News (USA)

First openly gay Army Secretary Eric Fanning is stepping aisde

First openly gay Army Secretary Eric Fanning is stepping aisde

WASHINGTON — Acting Army Secretary Eric Fanning is stepping aside, at least temporarily, because Senate hasn’t confirmed his nomination, officials said Monday.

The Army’s undersecretary, Patrick Murphy, was confirmed last week, so he will oversee the Army. Fanning is expected to step down and move into another Pentagon post for now. He would return to the Army leadership position if his nomination is approved.

President Barack Obama nominated Fanning in September. If confirmed by the Senate, he would be the nation’s first openly gay leader of a military service.
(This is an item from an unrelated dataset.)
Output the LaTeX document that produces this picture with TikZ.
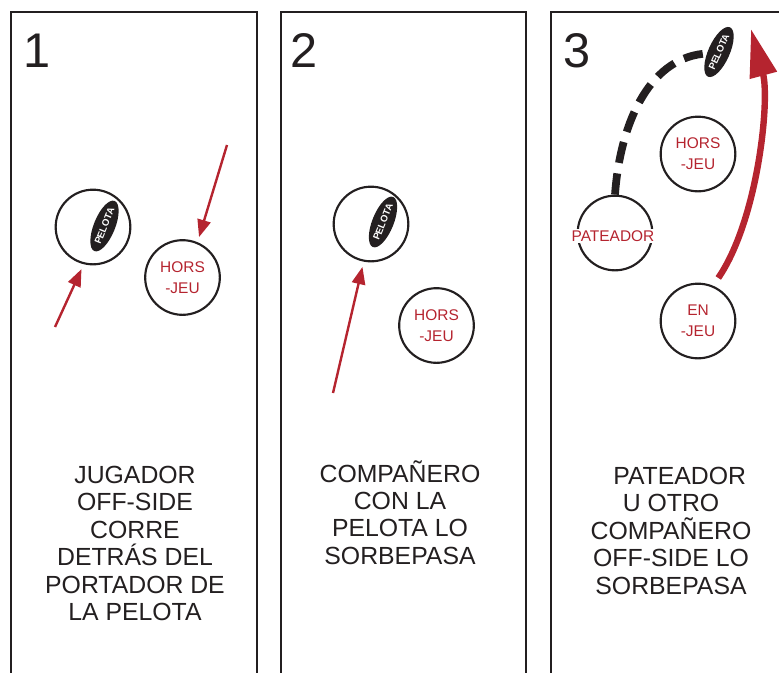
\documentclass[tikz,border=0pt]{standalone}
\usepackage{fontspec}
\setmainfont{Liberation Sans}
\usetikzlibrary{shapes.geometric,arrows.meta}
\definecolor{ink}{HTML}{231F20}
\definecolor{rojo}{HTML}{B5242F}
\tikzstyle{panel} = [draw=ink, line width=1.5pt]
\tikzstyle{player} = [draw=ink, circle, line width=1.6pt, minimum size=56pt, inner sep=0pt, text=rojo, align=center, font=\fontsize{11.6}{16}\selectfont]
\tikzstyle{tag} = [fill=white, text=rojo, inner sep=1pt, font=\fontsize{11.6}{16}\selectfont]
\tikzstyle{ball} = [ellipse, fill=ink, text=white, minimum width=40pt, minimum height=16pt, inner sep=0pt, font=\bfseries\fontsize{7.2}{8}\selectfont]
\tikzstyle{caption} = [anchor=north, align=center, text=ink, inner sep=0pt, font=\fontsize{18.6}{20.55}\selectfont]
\tikzstyle{number} = [anchor=base west, inner sep=0pt, text=ink, font=\fontsize{36.5}{40}\selectfont]
\tikzstyle{run} = [draw=rojo, line width=1.8pt, -{Triangle[length=13pt,width=10pt]}]
\tikzstyle{kick} = [draw=rojo, line width=4.8pt, -{Triangle[length=36pt,width=20pt]}]
\tikzstyle{pass} = [draw=ink, line width=5.8pt, dash pattern=on 16pt off 8pt]

\begin{document}
\begin{tikzpicture}[x=0.75pt, y=-0.75pt]
            \useasboundingbox (0,0) rectangle (779,672);
            \clip (0,0) rectangle (779,672);

            % panels
            \draw[panel] (11,690) -- (11,12) -- (257,12) -- (257,690);
            \draw[panel] (281,690) -- (281,12) -- (526,12) -- (526,690);
            \draw[panel] (551,690) -- (551,12) -- (800,12);

            \node[number]   (n1)    at (23,67)      {1};
            \node[number]   (n2)    at (290,67)     {2};
            \node[number]   (n3)    at (563,67)     {3};

            % 1
            \node[player]   (carrierA)  at (93,227)     {};
            \node[ball, rotate=68] (ballA) at (104.5,226) {PELOTA};
            \node[player]   (horsA)     at (182.5,277.5) {HORS\\-JEU};
            \coordinate (fromA) at (55,327);
            \coordinate (fromB) at (227,145);
            \draw[run, shorten >=4pt] (fromA) -- (carrierA.256);
            \draw[run, shorten >=4pt] (fromB) -- (horsA.67);

            % 2
            \node[player]   (carrierB)  at (371,224)    {};
            \node[ball, rotate=68] (ballB) at (383,222) {PELOTA};
            \node[player]   (horsB)     at (436.5,325.5) {HORS\\-JEU};
            \coordinate (fromC) at (333,393);
            \draw[run, shorten >=4pt] (fromC) -- (carrierB.259);

            % 3
            \node[player]   (pate)      at (615,233)    {};
            \node[tag]      (pateLbl)   at (613,236)    {PATEADOR};
            \node[player]   (horsC)     at (698,154)    {HORS\\-JEU};
            \node[player]   (enjeu)     at (698,321)    {EN\\-JEU};
            \node[ball, rotate=66] (ballC) at (719,52) {PELOTA};
            \coordinate (kickEnd) at (751,29);
            \draw[pass, shorten >=3pt] (pate.north) .. controls (620,125) and (648,60) .. (ballC);
            \draw[kick, shorten <=7pt] (enjeu.67) .. controls (758,220) and (770,100) .. (kickEnd);

            % captions
            \node[caption]  (capA)  at (135,466) {JUGADOR\\OFF-SIDE\\CORRE\\DETRÁS DEL\\PORTADOR DE\\LA PELOTA};
            \node[caption]  (capB)  at (400,460) {COMPAÑERO\\CON LA\\PELOTA LO\\SORBEPASA};
            \node[caption]  (capC)  at (671,467) {\hspace*{13pt}PATEADOR\\U OTRO\\COMPAÑERO\\OFF-SIDE LO\\SORBEPASA};
        \end{tikzpicture}
\end{document}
In early November, Sen. Pat Roberts, R-Kan., placed a hold on Fanning’s nomination as a protest over Obama’s ongoing campaign to close the Guantanamo Bay, Cuba, detention facility and transfer detainees to the United States. The move was part of an effort to prevent the White House from taking executive action to close the facility.

The White House had hinted that the president might use his executive authority to shut it down and move the detainees to the U.S.

Law currently bans detainees from being transferred to U.S. soil, but a Pentagon team has looked at facilities in Kansas, South Carolina and Colorado as possible alternative detention sites.

Officials weren’t authorized to discuss the matter publicly so spoke on condition of anonymity.

Fanning had been serving as acting undersecretary of the Army since June. The previous Army secretary, John McHugh, stepped down late last fall, and Fanning had been serving as acting secretary since then.

Pentagon press secretary Peter Cook said in a written statement that Fanning agreed to step aside “as a show of comity” with the Senate and “to focus on achieving confirmation in the near future.”

Prior to that he served as special assistant to Defense Secretary Ash Carter and held senior positions in the Air Force, including undersecretary from 2013 to 2015.